Harmonic Convergence at Mt. Shasta : New Age Dawning on Fewer Than Expected
The early turnout was lighter than expected as New Age celebrants gathered to resonate and meditate here as part of the worldwide Harmonic Convergence that was to begin at sunrise today.
The two-day happening has been hailed as everything from “the dawn of a new age” as foreseen by the Mayans and other ancient cultures to “typical summer madness.” It is supposed to be the first time in 23,412 years that the planets are so aligned as to produce a cleansing energy. Believers say that humanity’s failure to seize this cosmic opportunity would be catastrophic.
Towering Mt. Shasta, in Northern California’s lightly populated Siskiyou County, is regarded by believers as a “power point” for the cosmic event. Celebrants on the mountain, and at other similarly designated sites around the world, were expected to hold hands and hum as they contemplate the long-awaited planetary purification.
Other Convergence Spots
Other gathering spots, described as the equivalent of earthly acupuncture points, include New Mexico’s Chaco Canyon; the Grand Canyon; Haleakala, Hawaii; Machu Picchu, Peru; the Pyramids of Egypt; Mt.
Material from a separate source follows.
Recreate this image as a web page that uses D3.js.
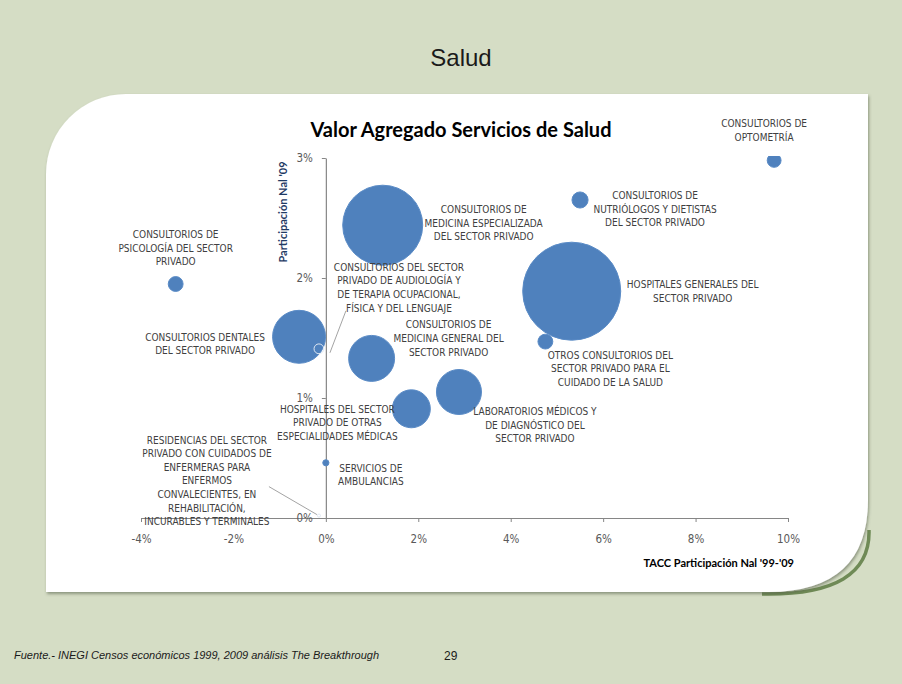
<!DOCTYPE html>
<html>
<head>
<meta charset="utf-8">
<script src="https://cdn.jsdelivr.net/npm/d3@7"></script>
<style>
  body { margin: 0; background: #d5ddc5; }
  svg { display: block; }
  .lbl { font-family: "Liberation Sans Narrow", "DejaVu Sans Condensed", sans-serif; font-size: 10px; fill: #404040; }
  .tick text { font-family: "Liberation Sans Narrow", "DejaVu Sans Condensed", sans-serif; font-size: 11.5px; fill: #595959; }
  .tick line, .domain { stroke: #868686; }
</style>
</head>
<body>
<div id="chart"></div>
<script>
// Sector names (one line per array entry)
const sectors = [
  ["CONSULTORIOS DE", "OPTOMETRÍA"],
  ["CONSULTORIOS DE", "NUTRIÓLOGOS Y DIETISTAS", "DEL SECTOR PRIVADO"],
  ["CONSULTORIOS DE", "MEDICINA ESPECIALIZADA", "DEL SECTOR PRIVADO"],
  ["HOSPITALES GENERALES DEL", "SECTOR PRIVADO"],
  ["OTROS CONSULTORIOS DEL", "SECTOR PRIVADO PARA EL", "CUIDADO DE LA SALUD"],
  ["CONSULTORIOS DE", "PSICOLOGÍA DEL SECTOR", "PRIVADO"],
  ["CONSULTORIOS DENTALES", "DEL SECTOR PRIVADO"],
  ["CONSULTORIOS DEL SECTOR", "PRIVADO DE AUDIOLOGÍA Y", "DE TERAPIA OCUPACIONAL,", "FÍSICA Y DEL LENGUAJE"],
  ["CONSULTORIOS DE", "MEDICINA GENERAL DEL", "SECTOR PRIVADO"],
  ["LABORATORIOS MÉDICOS Y", "DE DIAGNÓSTICO DEL", "SECTOR PRIVADO"],
  ["HOSPITALES DEL SECTOR", "PRIVADO DE OTRAS", "ESPECIALIDADES MÉDICAS"],
  ["SERVICIOS DE", "AMBULANCIAS"],
  ["RESIDENCIAS DEL SECTOR", "PRIVADO CON CUIDADOS DE", "ENFERMERAS PARA", "ENFERMOS", "CONVALECIENTES, EN", "REHABILITACIÓN,", "INCURABLES Y TERMINALES"]
];
// TACC Participación Nal '99-'09 (%)
const tacc = [9.7, 5.5, 1.23, 5.32, 4.75, -3.25, -0.58, -0.15, 0.99, 2.88, 1.85, 0.0, -0.15];
// Participación Nal '09 (%)
const participacion = [2.98, 2.65, 2.44, 1.89, 1.47, 1.95, 1.51, 1.41, 1.33, 1.05, 0.91, 0.46, 0.02];
// Bubble size (relative)
const bubbleSize = [2.0, 2.7, 66.6, 100, 2.3, 2.3, 29.2, 1.0, 22.0, 21.1, 15.0, 0.4, 0.1];
// Hollow bubbles (negative values in the original)
const hollow = [false, false, false, false, false, false, false, true, false, false, false, false, true];

const xTicks = [-4, -2, 0, 2, 4, 6, 8, 10];
const yTicks = [0, 1, 2, 3];

// label placement relative to the bubble centre: [dx, dy of first baseline]
const labelOffset = [
  [-10, -33], [75, -1], [101, -12], [121, -3], [65, 17], [0, -46], [-94, 4],
  [80, -78], [77, -30], [76, 23], [-74, 4], [45, 9], [-112, -72]
];
// leader lines [x1, y1, x2, y2] relative to bubble centre
const leaders = { 7: [11, 4, 27, -38], 12: [-2, -1, -50, -29] };

const W = 902, H = 684;
const svg = d3.select("#chart").append("svg")
  .attr("width", W)
  .attr("height", H);

svg.append("rect").attr("width", W).attr("height", H).attr("fill", "#d5ddc5");

// slide title
svg.append("text")
  .attr("x", 461).attr("y", 66)
  .attr("text-anchor", "middle")
  .style("font-family", "Liberation Sans, Arial, sans-serif")
  .style("font-size", "24px")
  .attr("fill", "#1a1a1a")
  .text("Salud");

// card with shadow
const defs = svg.append("defs");
const f = defs.append("filter").attr("id", "shadow").attr("x", "-5%").attr("y", "-5%").attr("width", "115%").attr("height", "120%");
f.append("feDropShadow").attr("dx", 1).attr("dy", 2).attr("stdDeviation", 1.5)
  .attr("flood-color", "#4f5a44").attr("flood-opacity", 0.55);

const cardPath = "M46,592 L46,174 A80,80 0 0 1 126,94 L868,94 L868,500 Q868,592 768,592 Z";
svg.append("path")
  .attr("d", "M869,530 Q871,596 762,594")
  .attr("fill", "none")
  .attr("stroke", "#6f8a56")
  .attr("stroke-width", 3.5);
svg.append("path")
  .attr("d", cardPath)
  .attr("fill", "#ffffff")
  .attr("filter", "url(#shadow)");

// chart title
svg.append("text")
  .attr("x", 461).attr("y", 137)
  .attr("text-anchor", "middle")
  .style("font-family", "Lato, 'Open Sans', sans-serif")
  .style("font-weight", "bold")
  .style("font-size", "20px")
  .attr("fill", "#000")
  .text("Valor Agregado Servicios de Salud");

// scales
const x = d3.scaleLinear().domain([-4, 10]).range([141, 788]);
const y = d3.scaleLinear().domain([0, 3]).range([518, 158]);
const r = d3.scaleSqrt().domain([0, 100]).range([0, 49]);

// axes
svg.append("g")
  .attr("transform", `translate(0,${y(0)})`)
  .call(d3.axisBottom(x).tickValues(xTicks).tickFormat(d => d + "%").tickSize(4).tickSizeOuter(0).tickPadding(13));

svg.append("g")
  .attr("transform", `translate(${x(0)},0)`)
  .call(d3.axisLeft(y).tickValues(yTicks).tickFormat(d => d + "%").tickSize(4).tickSizeOuter(0).tickPadding(9));

svg.selectAll(".domain").attr("stroke-width", 1.2);

// axis titles
svg.append("text")
  .attr("x", 794).attr("y", 567)
  .attr("text-anchor", "end")
  .style("font-family", "Lato, sans-serif")
  .style("font-weight", "bold")
  .style("font-size", "11px")
  .attr("fill", "#000")
  .text("TACC Participación Nal '99-'09");

svg.append("text")
  .attr("transform", "rotate(-90)")
  .attr("x", -212).attr("y", 287)
  .attr("text-anchor", "middle")
  .style("font-family", "Lato, sans-serif")
  .style("font-weight", "bold")
  .style("font-size", "11px")
  .attr("fill", "#1f3a64")
  .text("Participación Nal '09");

// bubbles (clipped to plot area)
defs.append("clipPath").attr("id", "plotclip")
  .append("rect").attr("x", 60).attr("y", 156).attr("width", 790).attr("height", 400);

const points = sectors.map((s, i) => ({
  lines: s, x: tacc[i], y: participacion[i], size: bubbleSize[i], hollow: hollow[i], i: i
}));

const sorted = points.slice().sort((a, b) => b.size - a.size);
svg.append("g").attr("clip-path", "url(#plotclip)")
  .selectAll("circle")
  .data(sorted)
  .enter()
  .append("circle")
  .attr("cx", d => x(d.x))
  .attr("cy", d => y(d.y))
  .attr("r", d => r(d.size))
  .attr("fill", d => d.hollow ? "none" : "#4f81bd")
  .attr("stroke", d => d.hollow ? "#dfe8f3" : "#5a8bc6")
  .attr("stroke-width", 1);

// leader lines
Object.keys(leaders).forEach(k => {
  const d = points[k], l = leaders[k];
  svg.append("line")
    .attr("x1", x(d.x) + l[0]).attr("y1", y(d.y) + l[1])
    .attr("x2", x(d.x) + l[2]).attr("y2", y(d.y) + l[3])
    .attr("stroke", "#8c8c8c").attr("stroke-width", 0.8);
});

// labels
points.forEach(d => {
  const t = svg.append("text")
    .attr("class", "lbl")
    .attr("text-anchor", "middle");
  d.lines.forEach((line, j) => {
    t.append("tspan")
      .attr("x", x(d.x) + labelOffset[d.i][0])
      .attr("y", y(d.y) + labelOffset[d.i][1] + j * 13.6)
      .text(line);
  });
});

// footer
svg.append("text")
  .attr("x", 14).attr("y", 659)
  .style("font-family", "Liberation Sans, Arial, sans-serif")
  .style("font-style", "italic")
  .style("font-size", "11px")
  .attr("fill", "#1a1a1a")
  .text("Fuente.- INEGI Censos económicos 1999, 2009 análisis The Breakthrough");

svg.append("text")
  .attr("x", 444).attr("y", 660)
  .style("font-family", "Liberation Sans, Arial, sans-serif")
  .style("font-size", "12px")
  .attr("fill", "#1a1a1a")
  .text("29");
</script>
</body>
</html>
Olympus in Greece and Mt. Fuji in Japan. They were expected to attract hundreds of thousands of participants.
About 1,000 people were scattered among five major camps and smaller encampments on Mt. Shasta’s slopes Friday night, and another 1,000 packed the mountain area’s 15 hotels, lodges and private campgrounds, officials said. Initial reports said that as many as 150,000 were expected, said Ron Otrin, a Forest Service reserve officer.
The turnout was similar in Chaco Canyon, N.M., where organizers said thousands of people were expected to show up today but the park service estimated Saturday afternoon that just 800 had gathered.
Rumors that Mt. Shasta was to be closed to celebrants may have contributed to a smaller-than-expected turnout, Otrin said. He denied assertions by celebrants that the Forest Service had deliberately circulated reports that the mountain would be closed from sundown to sunup.
“I’m not sure how that rumor got out,” he said. “If we’re at fault, we certainly didn’t put it out on purpose.”
Still, he acknowledged, the rangers were relieved by the light turnout. If nighttime crowds had exceeded 5,000, the Forest Service probably would have closed the road to the mountaintop to protect delicate plant life in the higher meadows, he said.
Nevertheless, Daniel Zelinger, a volunteer at the Harmonic Convergence office in town, could barely keep up with the constantly ringing telephone and a steady stream of visitors asking about weekend events. He expressed delight at the turnout.
Volunteers working in the month-old office held no expectations about crowd size, he said. They were perfectly content, he said, with the numbers of participants.
But A.M.S. Health Food owner Pat, who declined to give her last name, said her overstocked shelves of organic fruits and vegetables may rot before the week is out. The rumors had diverted people to other holy sites or had convinced them to converge in their own backyards, she said.
Still, she said, “business is pretty darned good.”